Extracted records |
»»
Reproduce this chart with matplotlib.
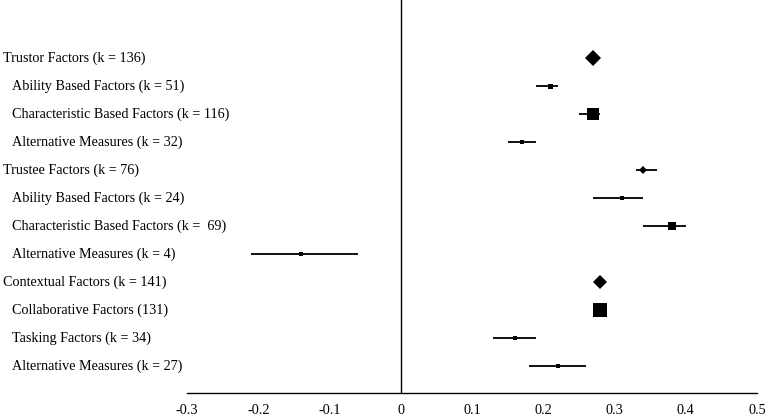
import matplotlib
matplotlib.use("Agg")
import matplotlib.pyplot as plt
from matplotlib.transforms import blended_transform_factory

labels = [
    "Trustor Factors (k = 136)",
    "Ability Based Factors (k = 51)",
    "Characteristic Based Factors (k = 116)",
    "Alternative Measures (k = 32)",
    "Trustee Factors (k = 76)",
    "Ability Based Factors (k = 24)",
    "Characteristic Based Factors (k =  69)",
    "Alternative Measures (k = 4)",
    "Contextual Factors (k = 141)",
    "Collaborative Factors (131)",
    "Tasking Factors (k = 34)",
    "Alternative Measures (k = 27)",
]
is_summary = [True, False, False, False, True, False, False, False, True, False, False, False]
estimates = [0.27, 0.21, 0.27, 0.17, 0.34, 0.31, 0.38, -0.14, 0.28, 0.28, 0.16, 0.22]
ci_low = [0.265, 0.19, 0.25, 0.15, 0.33, 0.27, 0.34, -0.21, 0.275, 0.27, 0.13, 0.18]
ci_high = [0.275, 0.22, 0.28, 0.19, 0.36, 0.34, 0.40, -0.06, 0.285, 0.29, 0.19, 0.26]
xticks = [-0.3, -0.2, -0.1, 0, 0.1, 0.2, 0.3, 0.4, 0.5]
xtick_labels = ["-0.3", "-0.2", "-0.1", "0", "0.1", "0.2", "0.3", "0.4", "0.5"]

# marker sizes (points) reflecting visual weight in the original
marker_sizes = [7.8, 3.6, 8.8, 3.0, 3.8, 2.4, 5.2, 3.0, 7.0, 9.4, 2.8, 2.4]

plt.rcParams['font.family'] = ['Liberation Serif', 'DejaVu Serif']

fig = plt.figure(figsize=(7.67, 4.18), dpi=100)
ax = fig.add_axes([187 / 767, 1 - 393 / 418, (757 - 187) / 767, 393 / 418])

n = len(labels)
ys = list(range(n))
for i in range(n):
    ax.plot([ci_low[i], ci_high[i]], [ys[i], ys[i]], color="#111111", lw=1.4, solid_capstyle="butt", zorder=2)
    ax.plot([estimates[i]], [ys[i]], marker="D" if is_summary[i] else "s",
            markersize=marker_sizes[i], color="black", markeredgewidth=0, zorder=3)

ax.axvline(0, color="black", lw=1.0, zorder=1)
ax.set_xlim(-0.3, 0.5)
ax.set_ylim(11.96, -2.07)
ax.set_yticks([])
ax.set_xticks(xticks)
ax.set_xticklabels(xtick_labels, fontsize=10.3)
ax.tick_params(axis="x", length=0, pad=8)
for s in ["top", "right", "left"]:
    ax.spines[s].set_visible(False)
ax.spines["bottom"].set_linewidth(1.0)

trans = blended_transform_factory(fig.transFigure, ax.transData)
for i in range(n):
    xpos = 3 / 767 if is_summary[i] else 12 / 767
    ax.text(xpos, ys[i], labels[i], transform=trans, ha="left", va="center", fontsize=10.2, clip_on=False)

fig.savefig("out.png", dpi=100)
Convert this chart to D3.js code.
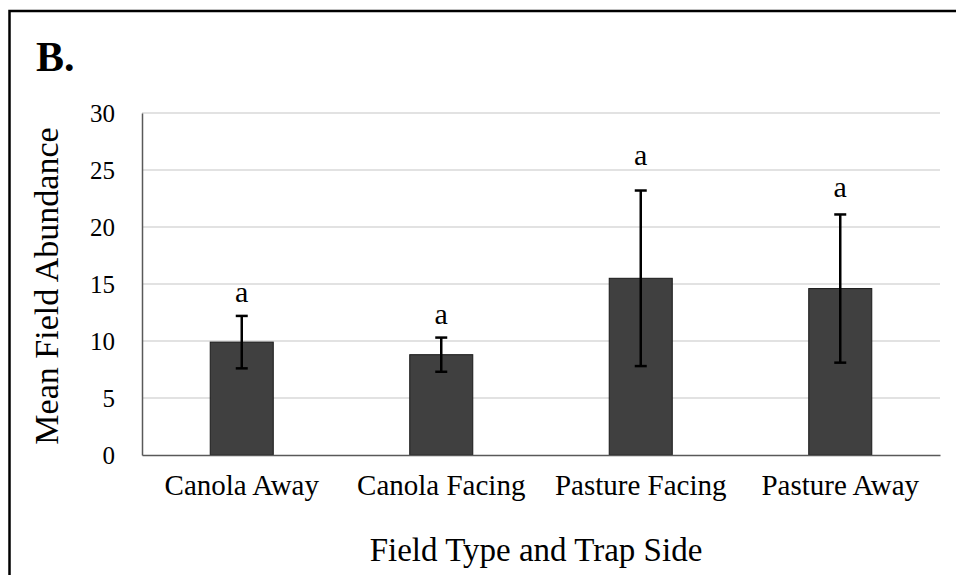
<!DOCTYPE html>
<html>
<head>
<meta charset="utf-8">
<script src="https://cdn.jsdelivr.net/npm/d3@7"></script>
<style>
  html, body { margin: 0; padding: 0; background: #fff; }
  svg { display: block; font-family: "Liberation Serif", "Times New Roman", serif; }
</style>
</head>
<body>
<svg id="chart" width="956" height="575"></svg>
<script>
// ---- data ----
const categories = ["Canola Away", "Canola Facing", "Pasture Facing", "Pasture Away"];
const means = [9.9, 8.8, 15.5, 14.6];
const errors = [2.3, 1.5, 7.7, 6.5];
const letters = ["a", "a", "a", "a"];
const letterY = [13.4, 11.5, 25.4, 22.6];
const yTicks = [0, 5, 10, 15, 20, 25, 30];
const panelLabel = "B.";
const yTitle = "Mean Field Abundance";
const xTitle = "Field Type and Trap Side";

// ---- layout ----
const svg = d3.select("#chart");
const plot = { left: 142, right: 940, top: 113, bottom: 455 };

const x = d3.scaleBand().domain(categories).range([plot.left, plot.right]).paddingInner(0.684).paddingOuter(0.342);
const y = d3.scaleLinear().domain([0, 30]).range([plot.bottom, plot.top]);

// outer frame
svg.append("rect")
  .attr("x", 9.5).attr("y", 11).attr("width", 1000).attr("height", 700)
  .attr("fill", "none").attr("stroke", "#000").attr("stroke-width", 2.5);

// panel label
svg.append("text").attr("x", 36).attr("y", 71)
  .attr("font-size", 42).attr("font-weight", "bold").attr("fill", "#000")
  .text(panelLabel);

// gridlines
svg.append("g")
  .selectAll("line").data(yTicks.filter(d => d > 0)).join("line")
  .attr("x1", plot.left).attr("x2", plot.right)
  .attr("y1", d => y(d)).attr("y2", d => y(d))
  .attr("stroke", "#d9d9d9").attr("stroke-width", 1.5);

// y axis
const yAxis = svg.append("g").attr("transform", `translate(${plot.left},0)`)
  .call(d3.axisLeft(y).tickValues(yTicks).tickSize(0).tickPadding(27).tickFormat(d3.format("d")));
yAxis.select(".domain").attr("stroke", "#595959").attr("stroke-width", 1.5);
yAxis.selectAll("text").attr("font-size", 25).attr("fill", "#000")
  .attr("font-family", "Liberation Serif, Times New Roman, serif");

// bars
svg.append("g").selectAll("rect").data(categories).join("rect")
  .attr("x", d => x(d)).attr("width", x.bandwidth())
  .attr("y", (d, i) => y(means[i])).attr("height", (d, i) => y(0) - y(means[i]))
  .attr("fill", "#404040").attr("stroke", "#1a1a1a").attr("stroke-width", 1);

// x axis
const xAxis = svg.append("g").attr("transform", `translate(0,${plot.bottom})`)
  .call(d3.axisBottom(x).tickSize(0).tickPadding(19));
xAxis.select(".domain").attr("stroke", "#595959").attr("stroke-width", 1.5);
xAxis.selectAll("text").attr("font-size", 29).attr("fill", "#000")
  .attr("font-family", "Liberation Serif, Times New Roman, serif");

// error bars
const eb = svg.append("g").attr("stroke", "#000").attr("stroke-width", 2.5);
categories.forEach((c, i) => {
  const cx = x(c) + x.bandwidth() / 2;
  const hi = y(means[i] + errors[i]), lo = y(means[i] - errors[i]);
  eb.append("line").attr("x1", cx).attr("x2", cx).attr("y1", hi).attr("y2", lo);
  eb.append("line").attr("x1", cx - 6).attr("x2", cx + 6).attr("y1", hi).attr("y2", hi);
  eb.append("line").attr("x1", cx - 6).attr("x2", cx + 6).attr("y1", lo).attr("y2", lo);
});

// letters
svg.append("g").selectAll("text").data(categories).join("text")
  .attr("x", d => x(d) + x.bandwidth() / 2)
  .attr("y", (d, i) => y(letterY[i]))
  .attr("text-anchor", "middle").attr("font-size", 30).attr("fill", "#000")
  .text((d, i) => letters[i]);

// axis titles
svg.append("text")
  .attr("transform", `translate(58,286) rotate(-90)`)
  .attr("text-anchor", "middle").attr("font-size", 34).attr("fill", "#000")
  .text(yTitle);

svg.append("text")
  .attr("x", 536).attr("y", 561)
  .attr("text-anchor", "middle").attr("font-size", 33).attr("fill", "#000")
  .text(xTitle);
</script>
</body>
</html>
««
What is being asked |
Return every line of the records exactly as given, pictures excluded.

Task output |
Reproduce this chart with matplotlib.
import matplotlib
matplotlib.use("Agg")
import matplotlib.pyplot as plt
from matplotlib.transforms import blended_transform_factory

labels = [
    "Trustor Factors (k = 136)",
    "Ability Based Factors (k = 51)",
    "Characteristic Based Factors (k = 116)",
    "Alternative Measures (k = 32)",
    "Trustee Factors (k = 76)",
    "Ability Based Factors (k = 24)",
    "Characteristic Based Factors (k =  69)",
    "Alternative Measures (k = 4)",
    "Contextual Factors (k = 141)",
    "Collaborative Factors (131)",
    "Tasking Factors (k = 34)",
    "Alternative Measures (k = 27)",
]
is_summary = [True, False, False, False, True, False, False, False, True, False, False, False]
estimates = [0.27, 0.21, 0.27, 0.17, 0.34, 0.31, 0.38, -0.14, 0.28, 0.28, 0.16, 0.22]
ci_low = [0.265, 0.19, 0.25, 0.15, 0.33, 0.27, 0.34, -0.21, 0.275, 0.27, 0.13, 0.18]
ci_high = [0.275, 0.22, 0.28, 0.19, 0.36, 0.34, 0.40, -0.06, 0.285, 0.29, 0.19, 0.26]
xticks = [-0.3, -0.2, -0.1, 0, 0.1, 0.2, 0.3, 0.4, 0.5]
xtick_labels = ["-0.3", "-0.2", "-0.1", "0", "0.1", "0.2", "0.3", "0.4", "0.5"]

# marker sizes (points) reflecting visual weight in the original
marker_sizes = [7.8, 3.6, 8.8, 3.0, 3.8, 2.4, 5.2, 3.0, 7.0, 9.4, 2.8, 2.4]

plt.rcParams['font.family'] = ['Liberation Serif', 'DejaVu Serif']

fig = plt.figure(figsize=(7.67, 4.18), dpi=100)
ax = fig.add_axes([187 / 767, 1 - 393 / 418, (757 - 187) / 767, 393 / 418])

n = len(labels)
ys = list(range(n))
for i in range(n):
    ax.plot([ci_low[i], ci_high[i]], [ys[i], ys[i]], color="#111111", lw=1.4, solid_capstyle="butt", zorder=2)
    ax.plot([estimates[i]], [ys[i]], marker="D" if is_summary[i] else "s",
            markersize=marker_sizes[i], color="black", markeredgewidth=0, zorder=3)

ax.axvline(0, color="black", lw=1.0, zorder=1)
ax.set_xlim(-0.3, 0.5)
ax.set_ylim(11.96, -2.07)
ax.set_yticks([])
ax.set_xticks(xticks)
ax.set_xticklabels(xtick_labels, fontsize=10.3)
ax.tick_params(axis="x", length=0, pad=8)
for s in ["top", "right", "left"]:
    ax.spines[s].set_visible(False)
ax.spines["bottom"].set_linewidth(1.0)

trans = blended_transform_factory(fig.transFigure, ax.transData)
for i in range(n):
    xpos = 3 / 767 if is_summary[i] else 12 / 767
    ax.text(xpos, ys[i], labels[i], transform=trans, ha="left", va="center", fontsize=10.2, clip_on=False)

fig.savefig("out.png", dpi=100)
Convert this chart to D3.js code.
<!DOCTYPE html>
<html>
<head>
<meta charset="utf-8">
<script src="https://cdn.jsdelivr.net/npm/d3@7"></script>
<style>
  html, body { margin: 0; padding: 0; background: #fff; }
  svg { display: block; font-family: "Liberation Serif", "Times New Roman", serif; }
</style>
</head>
<body>
<svg id="chart" width="956" height="575"></svg>
<script>
// ---- data ----
const categories = ["Canola Away", "Canola Facing", "Pasture Facing", "Pasture Away"];
const means = [9.9, 8.8, 15.5, 14.6];
const errors = [2.3, 1.5, 7.7, 6.5];
const letters = ["a", "a", "a", "a"];
const letterY = [13.4, 11.5, 25.4, 22.6];
const yTicks = [0, 5, 10, 15, 20, 25, 30];
const panelLabel = "B.";
const yTitle = "Mean Field Abundance";
const xTitle = "Field Type and Trap Side";

// ---- layout ----
const svg = d3.select("#chart");
const plot = { left: 142, right: 940, top: 113, bottom: 455 };

const x = d3.scaleBand().domain(categories).range([plot.left, plot.right]).paddingInner(0.684).paddingOuter(0.342);
const y = d3.scaleLinear().domain([0, 30]).range([plot.bottom, plot.top]);

// outer frame
svg.append("rect")
  .attr("x", 9.5).attr("y", 11).attr("width", 1000).attr("height", 700)
  .attr("fill", "none").attr("stroke", "#000").attr("stroke-width", 2.5);

// panel label
svg.append("text").attr("x", 36).attr("y", 71)
  .attr("font-size", 42).attr("font-weight", "bold").attr("fill", "#000")
  .text(panelLabel);

// gridlines
svg.append("g")
  .selectAll("line").data(yTicks.filter(d => d > 0)).join("line")
  .attr("x1", plot.left).attr("x2", plot.right)
  .attr("y1", d => y(d)).attr("y2", d => y(d))
  .attr("stroke", "#d9d9d9").attr("stroke-width", 1.5);

// y axis
const yAxis = svg.append("g").attr("transform", `translate(${plot.left},0)`)
  .call(d3.axisLeft(y).tickValues(yTicks).tickSize(0).tickPadding(27).tickFormat(d3.format("d")));
yAxis.select(".domain").attr("stroke", "#595959").attr("stroke-width", 1.5);
yAxis.selectAll("text").attr("font-size", 25).attr("fill", "#000")
  .attr("font-family", "Liberation Serif, Times New Roman, serif");

// bars
svg.append("g").selectAll("rect").data(categories).join("rect")
  .attr("x", d => x(d)).attr("width", x.bandwidth())
  .attr("y", (d, i) => y(means[i])).attr("height", (d, i) => y(0) - y(means[i]))
  .attr("fill", "#404040").attr("stroke", "#1a1a1a").attr("stroke-width", 1);

// x axis
const xAxis = svg.append("g").attr("transform", `translate(0,${plot.bottom})`)
  .call(d3.axisBottom(x).tickSize(0).tickPadding(19));
xAxis.select(".domain").attr("stroke", "#595959").attr("stroke-width", 1.5);
xAxis.selectAll("text").attr("font-size", 29).attr("fill", "#000")
  .attr("font-family", "Liberation Serif, Times New Roman, serif");

// error bars
const eb = svg.append("g").attr("stroke", "#000").attr("stroke-width", 2.5);
categories.forEach((c, i) => {
  const cx = x(c) + x.bandwidth() / 2;
  const hi = y(means[i] + errors[i]), lo = y(means[i] - errors[i]);
  eb.append("line").attr("x1", cx).attr("x2", cx).attr("y1", hi).attr("y2", lo);
  eb.append("line").attr("x1", cx - 6).attr("x2", cx + 6).attr("y1", hi).attr("y2", hi);
  eb.append("line").attr("x1", cx - 6).attr("x2", cx + 6).attr("y1", lo).attr("y2", lo);
});

// letters
svg.append("g").selectAll("text").data(categories).join("text")
  .attr("x", d => x(d) + x.bandwidth() / 2)
  .attr("y", (d, i) => y(letterY[i]))
  .attr("text-anchor", "middle").attr("font-size", 30).attr("fill", "#000")
  .text((d, i) => letters[i]);

// axis titles
svg.append("text")
  .attr("transform", `translate(58,286) rotate(-90)`)
  .attr("text-anchor", "middle").attr("font-size", 34).attr("fill", "#000")
  .text(yTitle);

svg.append("text")
  .attr("x", 536).attr("y", 561)
  .attr("text-anchor", "middle").attr("font-size", 33).attr("fill", "#000")
  .text(xTitle);
</script>
</body>
</html>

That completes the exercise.